A trench across the North Tehran fault i excavated during a joint paleoseimology project between  GSI and university of Montpellier II. The North Tehran  fault is known to be the most active major fault near Tehran, a city with more than 10 million population).

 Seismology : Relation between earthquakes and faults on the surface is not always clear. It is extremely rar e for co-seismic surface faulting to
 beassociated with earthquakes in Zagros. Several other earthquakes in central Iran and Alborz occur on blind faults with no clear surface rupture. So, the most accessible information relating to active faulting comes from earthquake seismology. As geologist need to construct structural cross-section at depth, an important constraint on their interpretation is the known distribution and orientation of the faulting revealed by earthquakes. Seismic hazard assessments require better understanding of location and characteristic of these active faults. We determine source parameters of some major earthquakes through the inversion of teleseismic long-period P and SH body waves. The focal mechanisms and centroid depths of the earthquake determined in this way are the most reliable information about the source parameters of earthquakes.
Waveform modeling of 1997 earthquake in the Zagros ( after Talebian & Jackson 2003).
Microtremore study : It is well known that, degree of damage during earthquakes strongly depends on dynamic characteristics of buildings as well as amplification of the site. Majorities of the cities in the Iranian plateau are located on thick alluvial sediments on foothill of mountains, or intra-mountain playas. Thickness and characteristic of the alluviums vary from place to place and therefore have different effect on the waves passing through. Microtremore records can be used to estimate the response of these sediments to seismic waves. These data along with other subsurface geotechnical information will be used for urban planning, especially on selection of appropriate site for multi-story buildings and process of seismic hazard assessments.
Predominant period of the ground in Kerman based on microtremore study (after M. Roustaei 2001).

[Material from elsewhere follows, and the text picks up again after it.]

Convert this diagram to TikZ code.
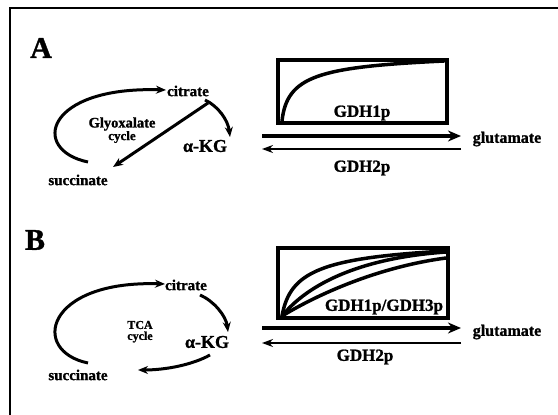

   Earthquake hazard assessment : The aim of various geological hazard programs is to reduce the economic and social cost of such hazards to Iran. This includes researches aimed at understanding the processes that cause earthquakes. It is through such improved understanding that we are better able to estimate the future likelihood and effects of geological hazard events. The uncertainties are unavoidable and still very large, however, so further development is required to produce models that are sufficiently robust for loss estimation and risk-based decision making. There are different methods for evaluating seismic hazards. But more than formulation, it is the quality of the input data, and our understanding about active faults, which affect the degree of uncertainty in the seismic hazard estimation. Seismotectonic department at GSI is premier provider of such information and by running research projects has access to the most updated information about active tectonic of Iran.